Initiating divorce is never easy. However, your spouse probably has some idea that the marriage is not going well. Perhaps you've been in marriage counseling for months and things just aren't getting better. Perhaps you're living separate lives under the same roof. Perhaps you've done nothing but hurt each other for years. Most of the time, the mention of divorce comes as no surprise.
If you and your spouse have been in marriage counseling for a while, you can expect your counselor to help you. I suggest that you see the counselor privately first to let him/her know of your decision and so you can clarify your reasons for ending the marriage. You will want to schedule a longer session than usual for both of you so your spouse can ask some of the hard questions that will undoubtedly come up.

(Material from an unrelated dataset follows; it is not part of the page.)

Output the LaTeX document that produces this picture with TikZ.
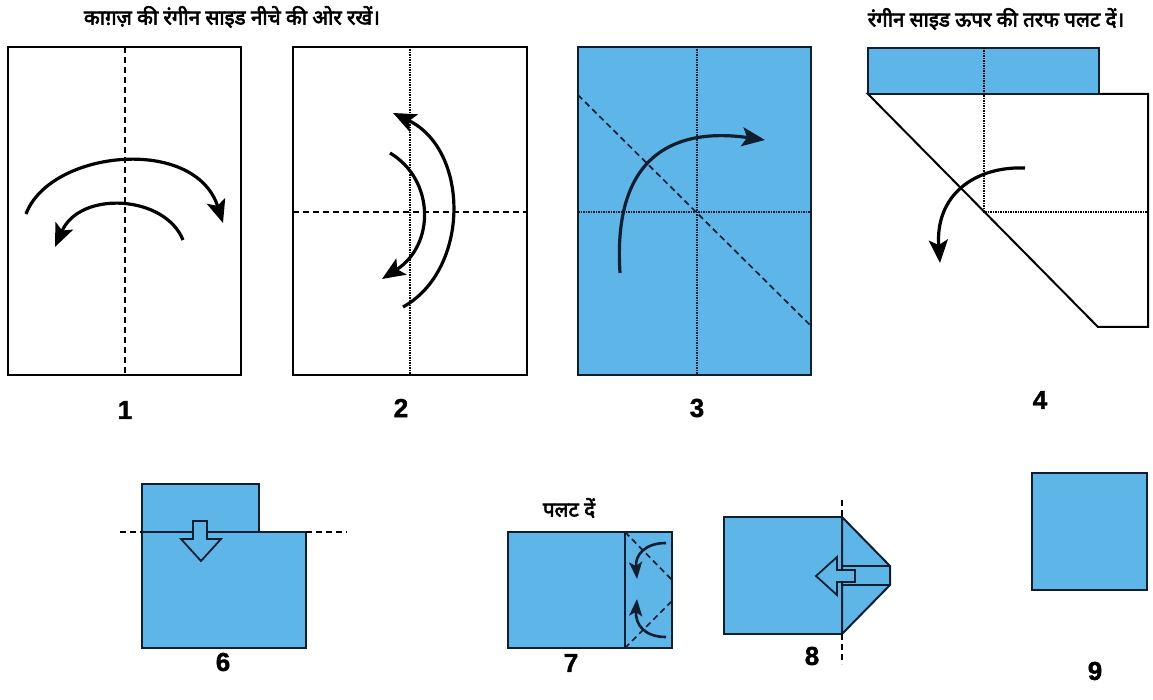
\documentclass[tikz,border=0pt]{standalone}
\usepackage{fontspec}
\setmainfont{Liberation Sans}
\newfontfamily\hindi[Script=Devanagari, FakeBold=3]{Noto Sans}
\newfontfamily\numfont[FakeBold=1.5]{Liberation Sans}
\usetikzlibrary{arrows.meta}
\definecolor{paperblue}{RGB}{94,182,232}
\definecolor{inkblue}{RGB}{16,30,48}
\tikzset{
  sheet/.style={draw=black, line width=2pt, fill=white},
  bluesheet/.style={draw=inkblue, line width=2pt, fill=paperblue},
  valley/.style={dash pattern=on 6pt off 4pt, line width=1.7pt},
  mountain/.style={densely dotted, line width=1.5pt},
  foldarrow/.style={line width=3.2pt, -{Stealth[length=23pt,width=19pt,inset=5pt]}},
  tuckarrow/.style={line width=2.6pt, -{Stealth[length=17pt,width=13pt,inset=4pt]}},
  stepno/.style={font=\numfont\bfseries\fontsize{26}{26}\selectfont},
  note/.style={font=\hindi\fontsize{20.5}{24}\selectfont},
}

\begin{document}
\begin{tikzpicture}[x=1pt, y=-1pt]
    \useasboundingbox (0,0) rectangle (1153,700);

    % Headings
    \node[note] (head1) at (232,17) {काग़ज़ की रंगीन साइड नीचे की ओर रखें।};
    \node[note] (head4) at (996,19) {रंगीन साइड ऊपर की तरफ पलट दें।};

    % Step 1
    \draw[sheet] (8,47) rectangle (241,375);
    \draw[valley] (125,47) -- (125,375);
    \draw[foldarrow] (26,214) .. controls (50,150) and (195,135) .. (223,223);
    \draw[foldarrow] (183,240) .. controls (165,195) and (80,190) .. (55,247);
    \node[stepno] (n1) at (125,410) {1};

    % Step 2
    \draw[sheet] (293,47) rectangle (527,375);
    \draw[mountain] (410,47) -- (410,375);
    \draw[valley] (293,212) -- (527,212);
    \draw[foldarrow] (403,307) .. controls (470,270) and (470,150) .. (393,113);
    \draw[foldarrow] (390,153) .. controls (435,180) and (435,245) .. (382,279);
    \node[stepno] (n2) at (401,408) {2};

    % Step 3
    \draw[bluesheet] (578,47) rectangle (811,375);
    \draw[mountain, inkblue] (697,47) -- (697,375);
    \draw[mountain, inkblue] (578,212) -- (811,212);
    \draw[valley, inkblue] (578,95) -- (811,326);
    \draw[foldarrow, inkblue] (620,273) .. controls (612,150) and (680,128) .. (765,140);
    \node[stepno] (n3) at (697,408) {3};

    % Step 4
    \draw[sheet] (868,94) -- (1148,94) -- (1148,327) -- (1098,327) -- cycle;
    \draw[bluesheet] (868,48) rectangle (1099,94);
    \draw[mountain] (984,48) -- (984,212) -- (1148,212);
    \draw[foldarrow] (1025,168) .. controls (975,166) and (935,195) .. (940,263);
    \node[stepno] (n4) at (1040,400) {4};

    % Step 6
    \draw[bluesheet] (142,484) rectangle (259,532);
    \draw[bluesheet] (142,532) rectangle (306,648);
    \draw[valley] (120,532) -- (142,532);
    \draw[valley] (306,532) -- (347,532);
    \draw[bluesheet, line width=1.8pt] (193,521) -- (207,521) -- (207,539) -- (221,539)
        -- (201,561) -- (181,539) -- (193,539) -- cycle;
    \node[stepno] (n6) at (223,662) {6};

    % Step 7
    \node[note] (flip7) at (569,508) {पलट दें};
    \draw[bluesheet] (508,532) rectangle (672,648);
    \draw[inkblue, line width=2pt] (625,532) -- (625,648);
    \draw[valley, inkblue] (625,532) -- (672,580);
    \draw[valley, inkblue] (625,648) -- (672,601);
    \draw[tuckarrow, inkblue] (666,543) .. controls (645,543) and (635,555) .. (637,579);
    \draw[tuckarrow, inkblue] (666,637) .. controls (645,637) and (635,625) .. (637,599);
    \node[stepno] (n7) at (571,663) {7};

    % Step 8
    \draw[bluesheet] (724,517) rectangle (842,634);
    \draw[bluesheet] (842,517) -- (890,566) -- (890,585) -- (842,634) -- cycle;
    \draw[inkblue, line width=2pt] (842,566) -- (890,566) (842,585) -- (890,585);
    \draw[bluesheet, line width=1.8pt] (816,576) -- (837,557) -- (837,570) -- (855,570)
        -- (855,582) -- (837,582) -- (837,595) -- cycle;
    \draw[valley] (842,500) -- (842,517);
    \draw[valley] (842,634) -- (842,664);
    \node[stepno] (n8) at (812,656) {8};

    % Step 9
    \draw[bluesheet] (1032,473) rectangle (1147,590);
    \node[stepno] (n9) at (1095,671) {9};
\end{tikzpicture}
\end{document}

You might also seek the assistance of a divorce mediator (one who is a trained marital and mental health professional).
Is your spouse a volatile person, someone who has been abusing you verbally or physically? Might he or she harm you or your children physically when you mention divorce? In this case, it is imperative that you have a safety plan in place first. A domestic violence professional can help you with this. It is best to discuss your need for divorce in a place where the likelihood of injury is minimal (ie. in a public place, your counselor's office, with friends present).
Are you asking for a divorce because you want your spouse to change in some way? If so, you may not really mean it when you say, "Let's get divorced." You may have said it a number of times and your spouse doesn't believe you anymore. It is better to find a third party to work with you (or if possible, both of you) before bringing up the topic. Clarity is crucial and knowing you tried to save your marriage will help assuage your guilt about needing to end it.